Il tetto di cristallo si è rotto anche nella Regione Sardegna con l’elezione di Alessandra Todde, prima donna presidente. Quello più alto, un anno e mezzo fa, l’aveva infranto Giorgia Meloni, prima presidente del Consiglio. Due donne agli antipodi per scelte politiche e comunicative che hanno in comune il ruolo di apripista in istituzioni ancora declinate al maschile. Ma se ai piani alti qualcosa si muove, alla base l’equa rappresentanza di genere – da Roma a Cagliari, senza scordare i Comuni - resta ancora lontana. Tanto per restare alla Regione Sardegna, le ultime elezioni segnano un lievissimo passo indietro nella rappresentanza con dieci donne elette (compresa la presidente) contro le 11 che si contavano alla fine della passata legislatura (all’inizio qualcuna in meno). Sette appartengono alla coalizione vincente, tre all’opposizione ed è donna la più votata in assoluto, la pentastellata Desirè Manca.

Sardegna in chiaroscuro

La Sardegna, prima delle ultime elezioni, era al quindicesimo posto per rappresentanza femminile con il 18 per cento di donne in Consiglio regionale, percentuale che è lievemente scesa. Un dato sensibilmente inferiore alla media che è del 23,5 per cento. Irraggiungibile, in testa l’Emilia Romagna con il suo 40 per cento di donne nell’aula.

Il meccanismo della doppia preferenza di genere, inserito nella legge elettorale sarda, si sta rivelando non sufficiente ad assicurare una rappresentanza. «Le norme da sole non bastano – ha dichiarato all’Ansa l'avvocato e docente di Diritto costituzionale Andrea Deffenu - Anche per le più avanzate, perché risultino essere efficaci, occorre una consapevolezza culturale da parte delle forze politiche e dei cittadini». Al dato culturale si aggiunge il dato che il consenso elettorale è spesso legato a un peso politico e ad apparati di potere già consolidati, un circolo vizioso dal quale è difficile uscire.

Un dato positivo però riguarda la Giunta. La Regione sarda, nelle statistiche del 2023, era ai piani alti per gli assessorati con il 30 per cento dei posti ricoperti da donne, percentuale che la nuova presidente intende superare e metro rilevante dell’effettivo potere, soprattutto se ci saranno assessorati di peso. L’Isola è oggi in vetta per la presidenza: la Sardegna e l’Umbria (con Donatella Tesei) sono le uniche due regioni che hanno una donna al vertice dell’amministrazione.

Governo e Parlamento

Il Governo guidato da Giorgia Meloni il giorno del giuramento (Foto governo.it)
Il Governo guidato da Giorgia Meloni il giorno del giuramento (Foto governo.it)

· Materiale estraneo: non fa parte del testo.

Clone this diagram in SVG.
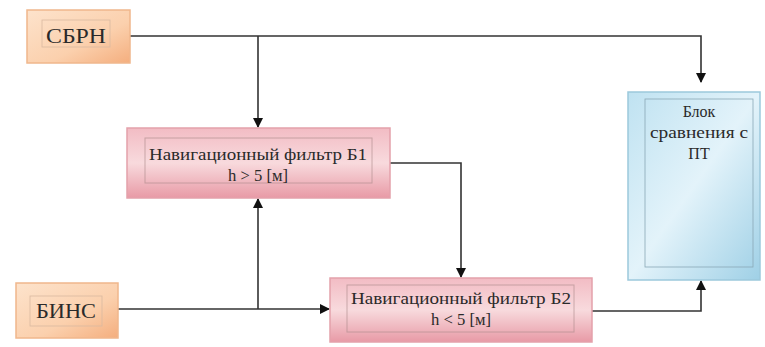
<svg xmlns="http://www.w3.org/2000/svg" width="765" height="347" viewBox="0 0 765 347">
<style>
text{font-family:'Liberation Serif','DejaVu Serif',serif}
.t{fill:#2a2a2a;text-anchor:middle}
.big{font-size:21px}
.mid{font-size:16px}
.inner{fill:none;stroke:#a88;stroke-width:1;opacity:0.6}
.conn{fill:none;stroke:#333;stroke-width:1.6}
</style>
<defs>
<linearGradient id="gOr" x1="0" y1="0" x2="1" y2="1">
<stop offset="0" stop-color="#fde3cc"/><stop offset="0.6" stop-color="#fbd0ad"/><stop offset="1" stop-color="#f4ae7e"/>
</linearGradient>
<linearGradient id="gPk" x1="0" y1="0" x2="0" y2="1">
<stop offset="0" stop-color="#f2bcc4"/><stop offset="0.5" stop-color="#f8dadd"/><stop offset="1" stop-color="#e89aa6"/>
</linearGradient>
<linearGradient id="gBl" x1="0" y1="0" x2="1" y2="1">
<stop offset="0" stop-color="#bfe2f1"/><stop offset="0.5" stop-color="#e3f3fa"/><stop offset="1" stop-color="#9fd0e6"/>
</linearGradient>
<marker id="ar" markerWidth="10" markerHeight="10" refX="9" refY="5" orient="auto" markerUnits="userSpaceOnUse">
<path d="M0,0 L10,5 L0,10 Z" fill="#111"/>
</marker>
</defs>

<g id="connectors">
<polyline class="conn" points="130,36 701,36 701,82" marker-end="url(#ar)"/>
<line class="conn" x1="258" y1="36" x2="258" y2="127" marker-end="url(#ar)"/>
<line class="conn" x1="118" y1="309" x2="329" y2="309" marker-end="url(#ar)"/>
<line class="conn" x1="258" y1="309" x2="258" y2="199" marker-end="url(#ar)"/>
<polyline class="conn" points="390,163 461,163 461,277" marker-end="url(#ar)"/>
<polyline class="conn" points="592,311 701,311 701,281" marker-end="url(#ar)"/>
</g>

<g id="sbrn">
<rect x="27" y="10" width="103" height="53" fill="url(#gOr)" stroke="#f0b78c" stroke-width="1.5"/>
<rect x="42" y="20" width="68" height="27" fill="none" stroke="#d9b9a0" stroke-width="0.8"/>
<text class="t big" font-family="Liberation Serif, serif" x="76" y="43" textLength="60" lengthAdjust="spacingAndGlyphs">СБРН</text>
</g>

<g id="bins">
<rect x="16" y="283" width="102" height="55" fill="url(#gOr)" stroke="#f0b78c" stroke-width="1.5"/>
<rect x="30" y="296" width="72" height="30" fill="none" stroke="#d9b9a0" stroke-width="0.8"/>
<text class="t big" font-family="Liberation Serif, serif" x="66" y="318" textLength="60" lengthAdjust="spacingAndGlyphs">БИНС</text>
</g>

<g id="filterB1">
<rect x="127" y="128" width="263" height="70" fill="url(#gPk)" stroke="#e4a1ab" stroke-width="1.5"/>
<rect x="145" y="138" width="227" height="45" class="inner"/>
<text class="t mid" font-family="Liberation Serif, serif" x="258" y="160" textLength="218" lengthAdjust="spacingAndGlyphs">Навигационный фильтр Б1</text>
<text class="t mid" font-family="Liberation Serif, serif" x="258" y="181" textLength="60" lengthAdjust="spacingAndGlyphs">h &gt; 5 [м]</text>
</g>

<g id="filterB2">
<rect x="330" y="278" width="262" height="64" fill="url(#gPk)" stroke="#e4a1ab" stroke-width="1.5"/>
<rect x="347" y="285" width="227" height="47" class="inner"/>
<text class="t mid" font-family="Liberation Serif, serif" x="461" y="304" textLength="220" lengthAdjust="spacingAndGlyphs">Навигационный фильтр Б2</text>
<text class="t mid" font-family="Liberation Serif, serif" x="461" y="325" textLength="60" lengthAdjust="spacingAndGlyphs">h &lt; 5 [м]</text>
</g>

<g id="compare">
<rect x="628" y="92" width="132" height="188" fill="url(#gBl)" stroke="#9cc9dc" stroke-width="1.5"/>
<rect x="645" y="99" width="108" height="168" fill="none" stroke="#8aa9b6" stroke-width="0.8"/>
<text class="t mid" font-family="Liberation Serif, serif" x="699" y="117">Блок</text>
<text class="t mid" font-family="Liberation Serif, serif" x="699" y="138" textLength="98" lengthAdjust="spacingAndGlyphs">сравнения с</text>
<text class="t mid" font-family="Liberation Serif, serif" x="699" y="159">ПТ</text>
</g>
</svg>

Il Governo guidato da Giorgia Meloni il giorno del giuramento (Foto governo.it)

A livello nazionale le percentuali di rappresentanza sono decisamente più elevate. Al Governo le donne rappresentano il 30,2%, alla Camera il 32,3%, al Senato il 36,1% degli eletti.

Ma la misura del potere resta bassa. L’ha valutata la Fondazione Openpolis che ha costruito un indicatore chiamato indice di forza. Ai politici viene attribuito un punteggio in base agli incarichi ricoperti in parlamento e al governo attraverso un sistema originale di ponderazione di istituzioni, organi e ruoli. In base a questo indice il peso delle donne è pari al 27,94% mentre gli uomini si attestano sul 71,89%. Una sproporzione decisamente consistente e un dato – osserva Openpolis - che potrebbe essere ancora più basso se non fosse per la prima storica presenza di una presidente del consiglio donna, oltre che di 5 ministre.

Nella classifica generale del potere ci sono tre donne nelle prime 15 posizioni, la più influente di tutte è Giorgia Meloni, chiaramente al primo posto assoluto, seguita dalla ministra del lavoro Marina Elvira Calderone che occupa il tredicesimo posto totale e dalla ministra del turismo Daniela Santanché. In questa particolare classifica non c’è il nome di Elly Schlein perché l’indice di forza non misura gli incarichi di partito ma solo quelli istituzionali.